---------- STORED DATA ----------

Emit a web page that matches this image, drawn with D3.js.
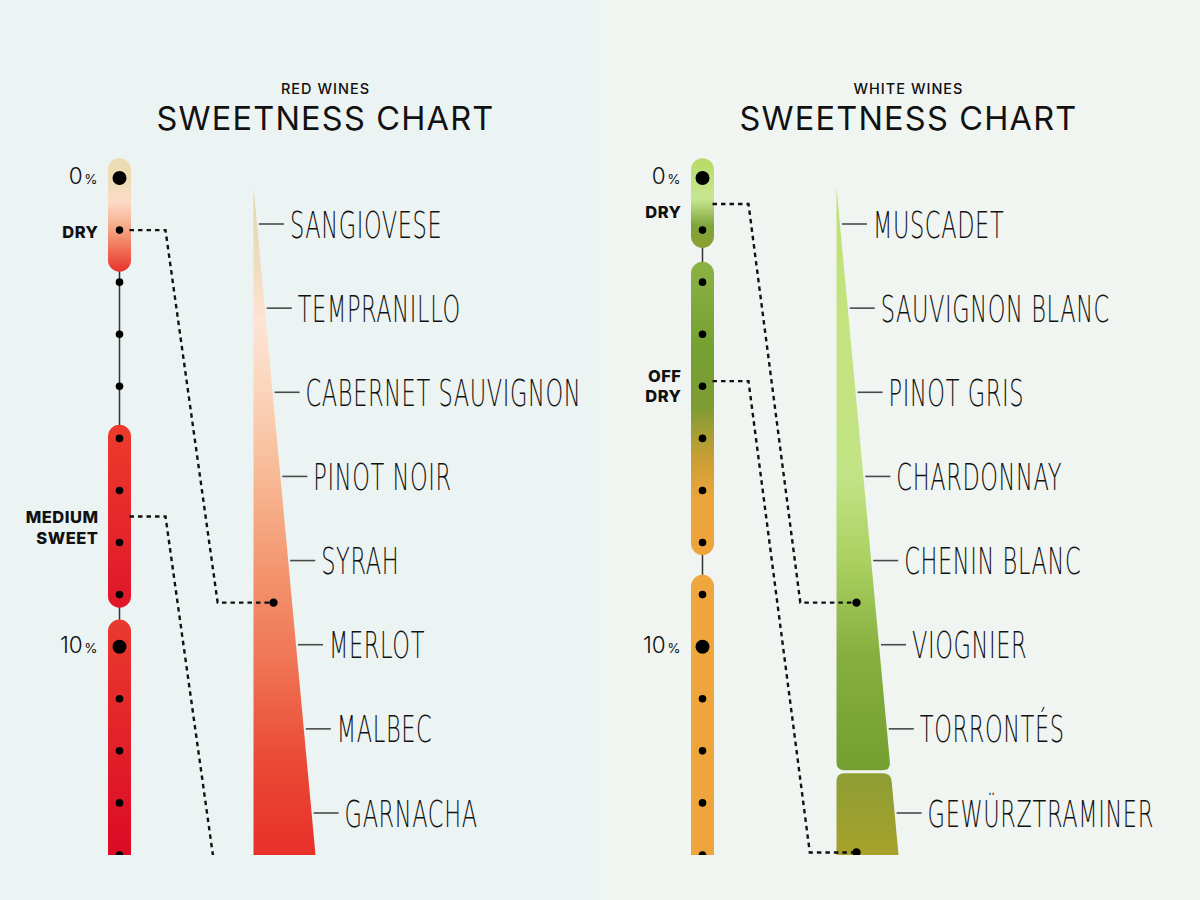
<!DOCTYPE html>
<html><head><meta charset="utf-8">
<script src="https://cdn.jsdelivr.net/npm/d3@7"></script>
<style>
html,body{margin:0;padding:0;background:#ecf3f3;}
svg{display:block;}
</style></head>
<body>
<svg id="chart" width="1200" height="900"></svg>
<script>
// ---------- DATA ----------
const panelSubtitles = ["RED WINES", "WHITE WINES"];
const chartTitle = "SWEETNESS CHART";
const redWines = ["SANGIOVESE","TEMPRANILLO","CABERNET SAUVIGNON","PINOT NOIR","SYRAH","MERLOT","MALBEC","GARNACHA"];
const whiteWines = ["MUSCADET","SAUVIGNON BLANC","PINOT GRIS","CHARDONNAY","CHENIN BLANC","VIOGNIER","TORRONTÉS","GEWÜRZTRAMINER"];
const scaleLevels = [0,1,2,3,4,5,6,7,8,9,10,11,12,13];
const majorLevels = [0, 9];
const percentLabels = ["0", "10"];
// sweetness level names (position in level units)
const redLevelNames = [["DRY"], ["MEDIUM","SWEET"]];
const redLevelPos = [1.04, 6.71];
const whiteLevelNames = [["DRY"], ["OFF","DRY"]];
const whiteLevelPos = [0.66, 4.0];
// links from scale level to wine position
const redLinkFrom = [1, 6.5];
const redLinkTo = [4.5, 8.6];
const whiteLinkFrom = [0.5, 3.9];
const whiteLinkTo = [4.5, 7.47];
// pill segments of the scale (level units)
const redPills = [[-0.38, 1.8], [4.74, 8.25], [8.48, 13.4]];
const whitePills = [[-0.38, 1.34], [1.61, 7.24], [7.62, 13.4]];
// wedge extent in wine-position units, white wedge split
const wedgeExtent = [-0.44, 7.6];
const whiteWedgeSplit = 6.51;

// ---------- STYLE ----------
const redStyle = {
  pillStops: [
    [[0,"#ecdcb0"],[0.22,"#efdcb8"],[0.38,"#fcdcc8"],[0.65,"#f4a07c"],[1,"#e8322a"]],
    [[0,"#ec3b2c"],[1,"#e0162b"]],
    [[0,"#e93a2f"],[1,"#dc0a24"]]
  ],
  wedgeStops: [[[0,"#e6d3a2"],[0.1,"#efdabb"],[0.2,"#fde4d3"],[0.3,"#fbd5bd"],[0.42,"#f8bc98"],[0.57,"#f39670"],[0.72,"#ef7253"],[0.86,"#ea4935"],[1,"#e8302a"]]],
  slope: 0.14
};
const whiteStyle = {
  pillStops: [
    [[0,"#b7da66"],[0.45,"#c9e792"],[0.75,"#7fa43a"],[1,"#8b9f30"]],
    [[0,"#8cb244"],[0.3,"#74a032"],[0.5,"#7f9c33"],[0.66,"#c69f34"],[0.8,"#eaa43a"],[1,"#eea53c"]],
    [[0,"#efa73d"],[1,"#eea63c"]]
  ],
  wedgeStops: [
    [[0,"#bfe174"],[0.3,"#c4e482"],[0.5,"#c2e385"],[0.65,"#a8cf5e"],[0.8,"#86af40"],[1,"#73a031"]],
    [[0,"#8d9e34"],[1,"#a7a12a"]]
  ],
  slope: 0.13
};

const svg = d3.select("#chart");
const defs = svg.append("defs");
defs.append("clipPath").attr("id","clipAll").append("rect")
  .attr("x",0).attr("y",0).attr("width",1200).attr("height",855);

svg.append("rect").attr("x",0).attr("y",0).attr("width",600).attr("height",900).attr("fill","#ecf3f3");
svg.append("rect").attr("x",600).attr("y",0).attr("width",600).attr("height",900).attr("fill","#f0f5f2");

const yLevel = d3.scaleLinear().domain([0, 13]).range([178, 855]);
const yWine = d3.scaleLinear().domain([0, 7]).range([224, 813]);
const wedgeTopY = yWine(wedgeExtent[0]);
const wedgeWidth = d3.scaleLinear().domain([wedgeTopY, 855]).range([0, 62]);

let gradId = 0;
function makeGrad(stops, y1, y2) {
  const id = "g" + (gradId++);
  const g = defs.append("linearGradient").attr("id", id)
    .attr("gradientUnits","userSpaceOnUse")
    .attr("x1",0).attr("x2",0).attr("y1",y1).attr("y2",y2);
  g.selectAll("stop").data(stops).join("stop")
    .attr("offset", d => d[0]).attr("stop-color", d => d[1]);
  return "url(#" + id + ")";
}

function drawPanel(dx, subtitle, wines, levelNames, levelPos, linkFrom, linkTo, pills, style, split) {
  const g = svg.append("g").attr("transform", `translate(${dx},0)`);
  const cx = 119.5, pw = 23, wedgeX = 253.5, panelCx = 325.5;

  g.append("text").text(subtitle).attr("x", panelCx).attr("y", 94)
    .attr("text-anchor","middle").attr("font-family","Inter").attr("font-weight",500)
    .attr("font-size",14.5).attr("letter-spacing",1).attr("fill","#111");
  g.append("text").text(chartTitle).attr("x", panelCx).attr("y", 130)
    .attr("text-anchor","middle").attr("font-family","Inter").attr("font-weight",400)
    .attr("font-size",32.5).attr("letter-spacing",1.2).attr("fill","#111");

  const c = g.append("g").attr("clip-path","url(#clipAll)");

  // thin scale line
  c.append("line").attr("x1",cx).attr("x2",cx)
    .attr("y1",yLevel(0)).attr("y2",yLevel(13.4))
    .attr("stroke","#333").attr("stroke-width",1.5);

  // pills
  c.selectAll("rect.pill").data(pills).join("rect").attr("class","pill")
    .attr("x", cx - pw/2).attr("width", pw)
    .attr("y", d => yLevel(d[0]))
    .attr("height", d => yLevel(d[1]) - yLevel(d[0]))
    .attr("rx", pw/2)
    .attr("fill", (d,i) => makeGrad(style.pillStops[i], yLevel(d[0]), Math.min(855, yLevel(d[1]))));

  // dots
  c.selectAll("circle.lvl").data(scaleLevels).join("circle").attr("class","lvl")
    .attr("cx", cx).attr("cy", d => yLevel(d))
    .attr("r", d => majorLevels.includes(d) ? 7 : 3.8)
    .attr("fill","#000");

  // percent labels
  majorLevels.forEach((lv, i) => {
    const t = g.append("text").attr("x", cx - 22).attr("y", yLevel(lv)).attr("dy","0.38em")
      .attr("text-anchor","end").attr("font-family","Inter").attr("fill","#111");
    t.append("tspan").text(percentLabels[i]).attr("font-size",22.5).attr("font-weight",300);
    t.append("tspan").text("%").attr("font-size",13.5).attr("font-weight",400).attr("dx",1.5);
  });

  // level names
  levelNames.forEach((lines, i) => {
    const yc = yLevel(levelPos[i]);
    const lh = 20.5;
    lines.forEach((ln, j) => {
      g.append("text").text(ln).attr("x", cx - 21)
        .attr("y", yc + (j - (lines.length - 1) / 2) * lh).attr("dy","0.36em")
        .attr("text-anchor","end").attr("font-family","Inter").attr("font-weight",800)
        .attr("font-size",16.5).attr("letter-spacing",0.5).attr("fill","#111");
    });
  });

  // wedge
  const botY = yWine(wedgeExtent[1]);
  const edge = y => wedgeX + wedgeWidth(y);
  if (split == null) {
    const pts = [[wedgeX, wedgeTopY], [edge(botY), botY], [wedgeX, botY]];
    c.append("path").attr("d", "M" + pts.map(p => p.join(",")).join("L") + "Z")
      .attr("fill", makeGrad(style.wedgeStops[0], wedgeTopY, 855));
  } else {
    const sy = yWine(split), r = 8, gap = 3;
    const y1 = sy - gap/2, y2 = sy + gap/2;
    const p1 = d3.path();
    p1.moveTo(wedgeX, wedgeTopY);
    p1.lineTo(edge(y1 - r), y1 - r);
    p1.quadraticCurveTo(edge(y1), y1, edge(y1) - r, y1);
    p1.lineTo(wedgeX + r, y1);
    p1.quadraticCurveTo(wedgeX, y1, wedgeX, y1 - r);
    p1.closePath();
    c.append("path").attr("d", p1.toString())
      .attr("fill", makeGrad(style.wedgeStops[0], wedgeTopY, y1));
    const p2 = d3.path();
    p2.moveTo(wedgeX, y2 + r);
    p2.quadraticCurveTo(wedgeX, y2, wedgeX + r, y2);
    p2.lineTo(edge(y2) - r, y2);
    p2.quadraticCurveTo(edge(y2), y2, edge(y2 + r), y2 + r);
    p2.lineTo(edge(botY), botY);
    p2.lineTo(wedgeX, botY);
    p2.closePath();
    c.append("path").attr("d", p2.toString())
      .attr("fill", makeGrad(style.wedgeStops[1], y2, 855));
  }

  // wine labels
  wines.forEach((w, i) => {
    const y = yWine(i);
    const ex = edge(y);
    c.append("line").attr("x1", ex + 2).attr("x2", ex + 27).attr("y1", y).attr("y2", y)
      .attr("stroke","#4a4a4a").attr("stroke-width",1.6);
    c.append("text").text(w)
      .attr("transform", `translate(${ex + 33},${y}) scale(0.6,1)`)
      .attr("dy","0.36em").attr("font-family","DejaVu Sans").attr("font-weight",200)
      .attr("font-size",37.5).attr("letter-spacing",1).attr("fill","#111");
  });

  // links
  const elbowX = cx + 46, dotX = wedgeX + 20;
  linkFrom.forEach((lf, i) => {
    const y0 = yLevel(lf), y1 = yWine(linkTo[i]);
    const endX = elbowX + style.slope * (y1 - y0);
    c.append("path").attr("d", `M${cx + 10},${y0}H${elbowX}L${endX},${y1}H${dotX}`)
      .attr("fill","none").attr("stroke","#111").attr("stroke-width",2.4)
      .attr("stroke-dasharray","4.5,4");
    c.append("circle").attr("cx", dotX).attr("cy", y1).attr("r",4.2).attr("fill","#000");
  });
}

drawPanel(0, panelSubtitles[0], redWines, redLevelNames, redLevelPos, redLinkFrom, redLinkTo, redPills, redStyle, null);
drawPanel(583, panelSubtitles[1], whiteWines, whiteLevelNames, whiteLevelPos, whiteLinkFrom, whiteLinkTo, whitePills, whiteStyle, whiteWedgeSplit);
</script>
</body></html>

----------

> **CHALLENGE**:
Transcribe the opening line of the listing above, please, and every line after it through the line with "const whiteWedgeSplit = 6.51;", word for word, without pictures.

> **FINISHED TASK**:
Emit a web page that matches this image, drawn with D3.js.
<!DOCTYPE html>
<html><head><meta charset="utf-8">
<script src="https://cdn.jsdelivr.net/npm/d3@7"></script>
<style>
html,body{margin:0;padding:0;background:#ecf3f3;}
svg{display:block;}
</style></head>
<body>
<svg id="chart" width="1200" height="900"></svg>
<script>
// ---------- DATA ----------
const panelSubtitles = ["RED WINES", "WHITE WINES"];
const chartTitle = "SWEETNESS CHART";
const redWines = ["SANGIOVESE","TEMPRANILLO","CABERNET SAUVIGNON","PINOT NOIR","SYRAH","MERLOT","MALBEC","GARNACHA"];
const whiteWines = ["MUSCADET","SAUVIGNON BLANC","PINOT GRIS","CHARDONNAY","CHENIN BLANC","VIOGNIER","TORRONTÉS","GEWÜRZTRAMINER"];
const scaleLevels = [0,1,2,3,4,5,6,7,8,9,10,11,12,13];
const majorLevels = [0, 9];
const percentLabels = ["0", "10"];
// sweetness level names (position in level units)
const redLevelNames = [["DRY"], ["MEDIUM","SWEET"]];
const redLevelPos = [1.04, 6.71];
const whiteLevelNames = [["DRY"], ["OFF","DRY"]];
const whiteLevelPos = [0.66, 4.0];
// links from scale level to wine position
const redLinkFrom = [1, 6.5];
const redLinkTo = [4.5, 8.6];
const whiteLinkFrom = [0.5, 3.9];
const whiteLinkTo = [4.5, 7.47];
// pill segments of the scale (level units)
const redPills = [[-0.38, 1.8], [4.74, 8.25], [8.48, 13.4]];
const whitePills = [[-0.38, 1.34], [1.61, 7.24], [7.62, 13.4]];
// wedge extent in wine-position units, white wedge split
const wedgeExtent = [-0.44, 7.6];
const whiteWedgeSplit = 6.51;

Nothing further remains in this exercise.